Peraturan Menteri Agama No. 1 Tahun 1978 Tentang
Peraturan Pelasanaan Peraturan Pemerintah No. 28 Tahun 1977 tentang Perwakafan
Tanah Milik.
4.
Peraturan Direktur Jendral Bimbingan Masyarakat Islam
No. Kep/P/75/1978 tentang Formulir dan Pedoman Peraturan-Peraturan tentang
Perwakafan Tanah Milik.
Pengaturan Wakaf
Tujuan wakaf
dapat tercapai dengan baik, apabila faktor-faktor pendukungnya ada dan
berjalan. Misalnya nadir atau pemelihara barang wakaf. Wakaf yang diserahkan
kepada badan hukum biasanya tidak mengalami kesulitan. Karena mekanisme kerja,
susunan personalia, dan program kerja telah disiapkan secara matang oleh
yayasan penanggung jawabnya.
Pengaturan
wakaf ini sudah barang tentu berbeda-beda antara masing-masing orang yang
mewakafkannya meskipun tujuan utamanya sama, yaitu demi kemaslahatan umum.

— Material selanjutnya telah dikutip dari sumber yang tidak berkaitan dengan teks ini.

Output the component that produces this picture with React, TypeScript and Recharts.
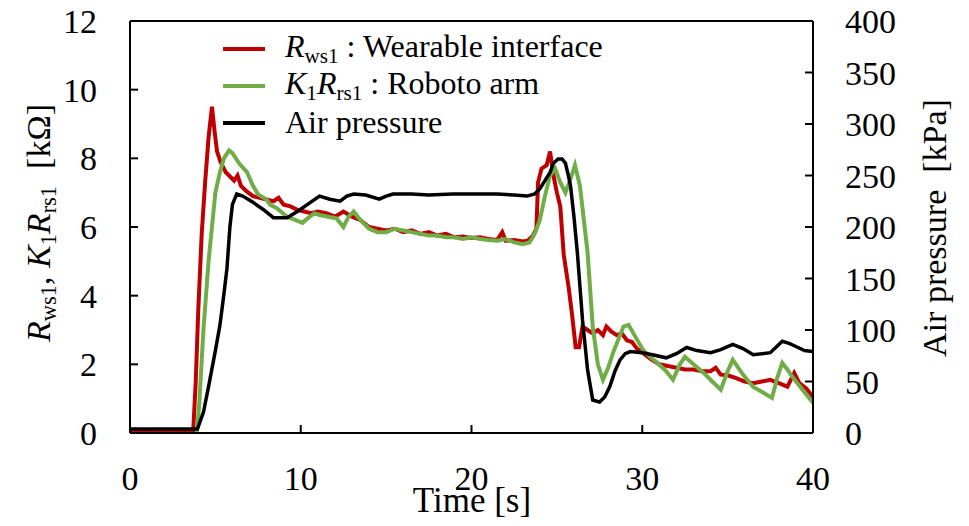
import { LineChart, Line, XAxis, YAxis, Legend, ReferenceLine } from 'recharts';

// R_ws1 : wearable interface [kOhm]
const redTime = [
  0, 1, 2, 3, 3.7, 3.85, 4.0, 4.2, 4.4, 4.6, 4.8, 4.95, 5.1, 5.3, 5.6, 5.9, 6.1, 6.3, 6.5, 6.8,
  7.2, 7.6, 8.0, 8.4, 8.7, 9.0, 9.4, 9.8, 10.2, 10.6, 11.0, 11.5, 12.0, 12.5, 13.0, 13.5, 14.0,
  14.5, 15.0, 15.5, 16.0, 16.5, 17.0, 17.5, 18.0, 18.5, 19.0, 19.5, 20.0, 20.5, 21.0, 21.5, 21.8,
  22.0, 22.5, 23.0, 23.3, 23.6, 23.8, 23.9, 24.1, 24.4, 24.6, 24.8, 25.0, 25.2, 25.4, 25.7, 25.9,
  26.1, 26.3, 26.5, 26.8, 27.1, 27.4, 27.7, 27.9, 28.2, 28.5, 28.8, 29.1, 29.4, 29.7, 30.0, 30.5,
  31.0, 31.5, 32.0, 32.5, 33.0, 33.5, 34.0, 34.3, 34.6, 35.0, 35.5, 36.0, 36.5, 37.0, 37.5, 38.0,
  38.5, 38.9, 39.2, 39.6, 40.0,
];
const redValues = [
  0.02, 0.03, 0.02, 0.03, 0.03, 1.5, 3.6, 5.8, 7.3, 8.6, 9.5, 8.8, 8.2, 7.9, 7.6, 7.45, 7.35, 7.5, 7.2, 7.05,
  6.9, 6.85, 6.8, 6.75, 6.85, 6.65, 6.6, 6.5, 6.45, 6.4, 6.45, 6.4, 6.3, 6.45, 6.3, 6.2, 6.0,
  5.95, 5.9, 5.95, 5.85, 5.9, 5.8, 5.85, 5.75, 5.8, 5.7, 5.72, 5.68, 5.7, 5.65, 5.62, 5.85,
  5.6, 5.62, 5.58, 5.6, 5.75, 5.95, 7.3, 7.7, 7.8, 8.2, 7.5, 7.0, 6.6, 5.2, 4.2, 3.4,
  2.5, 2.5, 3.1, 3.0, 2.9, 3.0, 2.85, 3.1, 2.95, 2.85, 2.9, 2.7, 2.65, 2.45, 2.35, 2.15,
  2.0, 1.95, 1.9, 1.85, 1.85, 1.8, 1.8, 1.9, 1.7, 1.68, 1.6, 1.5, 1.45, 1.5, 1.55, 1.45,
  1.35, 1.75, 1.45, 1.3, 1.05,
];

// K1 R_rs1 : robot arm [kOhm]
const greenTime = [
  0, 3.9, 4.05, 4.3, 4.6, 4.8, 5.0, 5.27, 5.5, 5.8, 6.0, 6.4, 6.85, 7.2, 7.5, 8.0, 8.2, 8.6, 9.2,
  9.7, 10.1, 10.4, 10.8, 11.1, 11.6, 12.1, 12.5, 12.8, 13.1, 13.5, 14.0, 14.5, 15.0, 15.5, 16.0,
  16.5, 17.0, 17.5, 18.0, 18.5, 19.0, 19.5, 20.0, 20.5, 21.0, 21.5, 22.0, 22.5, 23.0, 23.4, 23.7,
  24.0, 24.3, 24.6, 24.9, 25.2, 25.5, 25.8, 26.06, 26.35, 26.8, 27.1, 27.4, 27.7, 28.0, 28.3, 28.9,
  29.2, 29.6, 30.05, 30.5, 30.9, 31.4, 31.8, 32.2, 32.5, 33.0, 33.6, 34.1, 34.6, 35.0, 35.3, 35.9,
  36.5, 37.0, 37.6, 37.9, 38.2, 38.5, 38.8, 39.4, 40.0,
];
const greenValues = [
  -0.03, -0.03, 0.8, 3.0, 5.0, 6.0, 7.0, 7.6, 8.0, 8.23, 8.15, 7.85, 7.6, 7.2, 6.95, 6.8, 6.65, 6.55, 6.3,
  6.2, 6.12, 6.25, 6.4, 6.35, 6.3, 6.25, 6.0, 6.3, 6.45, 6.2, 5.95, 5.85, 5.85, 5.95, 5.9,
  5.85, 5.8, 5.75, 5.75, 5.7, 5.7, 5.65, 5.7, 5.65, 5.62, 5.6, 5.65, 5.55, 5.5, 5.55, 5.8,
  6.2, 6.9, 7.5, 7.7, 7.3, 7.0, 7.4, 7.8, 7.2, 5.25, 3.1, 2.0, 1.55, 1.9, 2.35, 3.1,
  3.15, 2.8, 2.42, 2.2, 2.04, 1.8, 1.55, 2.0, 2.22, 2.0, 1.75, 1.5, 1.26, 1.8, 2.13, 1.7,
  1.34, 1.2, 1.02, 1.6, 2.04, 1.85, 1.63, 1.25, 0.88,
];

// air pressure [kPa]
const pressureTime = [
  0, 1, 2, 3, 3.95, 4.3, 4.6, 5.0, 5.27, 5.5, 5.68, 5.85, 6.0, 6.25, 6.6, 7.2, 7.8, 8.4, 9.2, 9.8,
  10.4, 11.1, 11.7, 12.3, 12.7, 13.1, 13.8, 14.6, 15.0, 15.4, 16.5, 17.5, 18.9, 20.3, 21.5, 22.5,
  23.25, 23.7, 24.0, 24.3, 24.6, 24.8, 25.07, 25.3, 25.5, 25.7, 25.8, 26.0, 26.2, 26.5, 26.8, 27.1,
  27.5, 27.8, 28.1, 28.4, 28.7, 29.0, 29.3, 30.0, 30.6, 31.4, 32.0, 32.6, 33.2, 34.0, 34.6, 35.3,
  35.9, 36.5, 37.5, 38.2, 38.6, 39.0, 39.5, 40.0,
];
const pressureValues = [
  4, 4, 4, 4, 4, 20, 45, 80, 105, 135, 160, 200, 222, 232, 230, 224, 217, 209, 209, 215,
  222, 230, 227, 225, 230, 232, 231, 227, 230, 232, 232, 231, 232, 232, 232, 231,
  230, 232, 237, 245, 253, 262, 266, 266, 262, 248, 240, 210, 175, 110, 61, 32,
  30, 35, 45, 60, 71, 77, 79, 78, 76, 73, 77, 83, 80, 78, 81, 86,
  82, 76, 78, 89, 87, 84, 80, 79,
];

const xTicks = [0, 10, 20, 30, 40];
const leftTicks = [0, 2, 4, 6, 8, 10, 12];
const rightTicks = [0, 50, 100, 150, 200, 250, 300, 350, 400];

const RED = '#C00000';
const GREEN = '#70AD47';
const BLACK = '#000000';

const toPoints = (ts: number[], vs: number[]) => ts.map((t, i) => ({ t, v: vs[i] }));
const redData = toPoints(redTime, redValues);
const greenData = toPoints(greenTime, greenValues);
const pressureData = toPoints(pressureTime, pressureValues);

const serif = 'Liberation Serif, Times New Roman, serif';
const tickFont = 34;
const subStyle = { fontSize: '0.66em', verticalAlign: '-0.28em' };

// custom tick text so the serif font is surely used
const makeTick = (anchor: 'start' | 'middle' | 'end', dy: number) => (props: any) => {
  const { x, y, payload } = props;
  return (
    <text x={x} y={y} dy={dy} textAnchor={anchor} fontFamily={serif} fontSize={tickFont} fill="#000">
      {payload.value}
    </text>
  );
};
const BottomTick = makeTick('middle', 24);
const LeftTick = makeTick('end', 12);
const RightTick = makeTick('start', 12);

// legend rows, in the order of the reference
const legendRows = [
  {
    color: RED,
    label: <span><i>R</i><span style={subStyle}>ws1</span> : Wearable interface</span>,
  },
  {
    color: GREEN,
    label: <span><i>K</i><span style={subStyle}>1</span><i>R</i><span style={subStyle}>rs1</span> : Roboto arm</span>,
  },
  { color: BLACK, label: <span>Air pressure</span> },
];

const LegendContent = () => (
  <div style={{ fontFamily: serif, fontSize: 32, color: '#000' }}>
    {legendRows.map((row, i) => (
      <div key={i} style={{ display: 'flex', alignItems: 'center', height: 37, whiteSpace: 'nowrap' }}>
        <div style={{ width: 42, height: 4, background: row.color, marginRight: 20 }} />
        {row.label}
      </div>
    ))}
  </div>
);

export default function App() {
  return (
    <div
      style={{
        position: 'absolute', left: 0, top: 0, width: 969, height: 526,
        background: '#fff', fontFamily: serif,
      }}
    >
      <LineChart width={969} height={526} margin={{ top: 21, right: 76, left: 50, bottom: 33 }}>
        <XAxis
          type="number"
          dataKey="t"
          domain={[0, 40]}
          ticks={xTicks}
          allowDataOverflow
          height={60}
          tickSize={-8}
          tickMargin={41}
          tick={<BottomTick />}
          stroke="#000"
          strokeWidth={2}
        />
        <YAxis
          yAxisId="left"
          domain={[0, 12]}
          ticks={leftTicks}
          allowDataOverflow
          width={80}
          tickSize={-8}
          tickMargin={41}
          tick={<LeftTick />}
          stroke="#000"
          strokeWidth={2}
        />
        <YAxis
          yAxisId="right"
          orientation="right"
          domain={[0, 400]}
          ticks={rightTicks}
          allowDataOverflow
          width={80}
          tickSize={-8}
          tickMargin={40}
          tick={<RightTick />}
          stroke="#000"
          strokeWidth={2}
        />
        <ReferenceLine yAxisId="left" y={12} stroke="#000" strokeWidth={2} />
        <Legend
          layout="vertical"
          align="center"
          verticalAlign="middle"
          content={<LegendContent />}
          wrapperStyle={{ left: 223, top: 30, width: 420 }}
        />
        <Line
          yAxisId="left"
          data={redData}
          dataKey="v"
          name="Rws1"
          type="linear"
          stroke={RED}
          strokeWidth={4}
          dot={false}
          isAnimationActive={false}
        />
        <Line
          yAxisId="left"
          data={greenData}
          dataKey="v"
          name="K1Rrs1"
          type="linear"
          stroke={GREEN}
          strokeWidth={4}
          dot={false}
          isAnimationActive={false}
        />
        <Line
          yAxisId="right"
          data={pressureData}
          dataKey="v"
          name="Air pressure"
          type="linear"
          stroke={BLACK}
          strokeWidth={3.5}
          dot={false}
          isAnimationActive={false}
        />
      </LineChart>
      <div
        style={{
          position: 'absolute', left: 41, top: 223, transform: 'translate(-50%, -50%) rotate(-90deg)',
          fontSize: 34, whiteSpace: 'pre', color: '#000',
        }}
      >
        <i>R</i><span style={subStyle}>ws1</span>, <i>K</i><span style={subStyle}>1</span><i>R</i><span style={subStyle}>rs1</span>  [kΩ]
      </div>
      <div
        style={{
          position: 'absolute', left: 935, top: 228, transform: 'translate(-50%, -50%) rotate(-90deg)',
          fontSize: 34, whiteSpace: 'pre', color: '#000',
        }}
      >
        Air pressure  [kPa]
      </div>
      <div
        style={{
          position: 'absolute', left: 472, top: 501, transform: 'translate(-50%, -50%)',
          fontSize: 35, whiteSpace: 'nowrap', color: '#000',
        }}
      >
        Time [s]
      </div>
    </div>
  );
}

Penyerahan wakaf secara tertulis diatas materai atau denagn akta notaris adalah
cara yang terbaik pengaturan wakaf. Dengan cara demikian, kemungkinan
penyimpangan dan penyelewengan dari tujuan wakaf semula mudah dikontrol dan
diselesaikan. Apalagi jika wakaf itu diterima dan dikelola oleh yayasan-yayasan
yang telah bonafide dan profesional, kemungkinan penyelewengan akan lebih
kecil.
Hikmah Wakaf
Hikmah wakaf adalah sebagai berikut:
1.
Melaksanakan perintah Allah SWT untuk selalu berbuat
baik.
2.
Memanfaatkan harta atau barang tempo yang tidak
terbatas
Kepentingan diri sendiri sebagai
pahala sedekah jariah dan untuk kepentingan masyarakat Islam sebagai upaya dan
tanggung jawab kaum muslimin. Mengenai hal ini, rasulullad SAW bersabda dalam
salah satu haditsnya:
مَنْ لاَ يَهْتَمَّ بِاَمْرِ الْمُسْلِمِيْنَ فَلَيْسَ
مْنِّى (الحديث)
Artinya: “Barangsiap yang tidak
memperhatikan urusan dan kepentingan kaum muslimin maka tidaklah ia dari
golonganku.” (Al Hadits).
3. Mengutamakan
kepentingan umum daripada kepentingan pribadi
Wakaf biasanya diberikan kepada
badan hukum yang bergerak dalam bidang sosial kemasyarakatan. Hal ini sesuai
dengan kaidah usul fiqih berikut ini.
مَصَالِحِ الْعَامِّ مُقَدَّمُ عَلى مَصَالِحِ الْجَاصِّ
Artinya: “Kemaslahatan umum harus
didahulukan daripada kemaslahatan yang khusus.”
Adapun manfaat wakaf bagi orang yang
menerima atau masyarakat adalah:
·
Dapat menghilangkan kebodohan.
·
Dapat menghilangkan atau mengurangi kemiskinan.
·
Dapat menghilangkan atau mengurangi kesenjangan sosial.
·
Dapat memajukan atau menyejahterakan umat.